With respect to "indwelling", the paradoxical relationship between "inside" and "outside", especially in the light of any higher order of dimensionality, has been very fruitfully clarified in terms of the geometry of the Mobius strip and the Klein bottle by Steven M. Rosen (Topologies of the Flesh: a multidimensional exploration of the lifeworld, 2006; Dimensions of Apeiron: a topological phenomenology of space, time, and individuation, 2004).

Cognitive prostheses: There is an appropriate irony to the more readily recognizable use of "indwelling" or "implant" with respect to prosthetic devices (urinary catheters, microchips, pacemakers, neural prostheses, and the like), as noted above. Use of "indwelling" in the table above may well imply a form of "cognitive prosthesis" of which various forms are already recognized (Kenneth M. Ford, Cognitive Prostheses ; J. L. Arnott, N. Alm and A. Waller, Cognitive prostheses: communication, rehabilitation and beyond. Proc. IEEE Conference on Systems, Man and Cybernetics, 1999).
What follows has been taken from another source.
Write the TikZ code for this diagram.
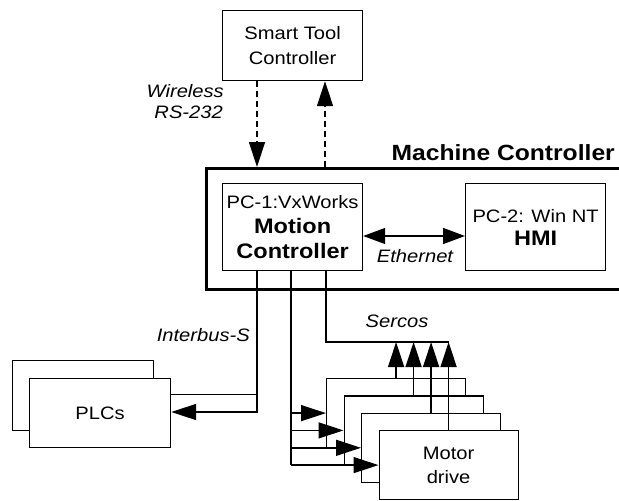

Implant: Both education and propaganda may be understood in terms of "implanting" an idea -- of which "sustainability" is a contemporary example. Understood as "inception", the process has been highlighted by the movie Inception (2010) and explored as a theme of popular culture (Thorsten Botz-Bornstein, Inception and Philosophy: ideas to die for, 2011; David Kyle  Johnson, and William Irwin, Inception and Philosophy: because it's never just a dream, 2011). This is the characteristic function of any "guiding image" as cultivated in religious practice and some forms of meditation. Rather than being deprecated as the "opium of the people", some forms of religion could be more appropriately recognized as "cognitive prosthetics".

Meta-pattern: More interesting is the sense in which the table is indicative of the progressive emergence, or recognition, of the "meta-pattern" identified by Gregory Bateson (Mind and Nature: a necessary unity, 1979), as previously discussed (Hyperspace Clues to the Psychology of the Pattern that Connects, 2003; Walking Elven Pathways: enactivating the pattern that connects, 2006).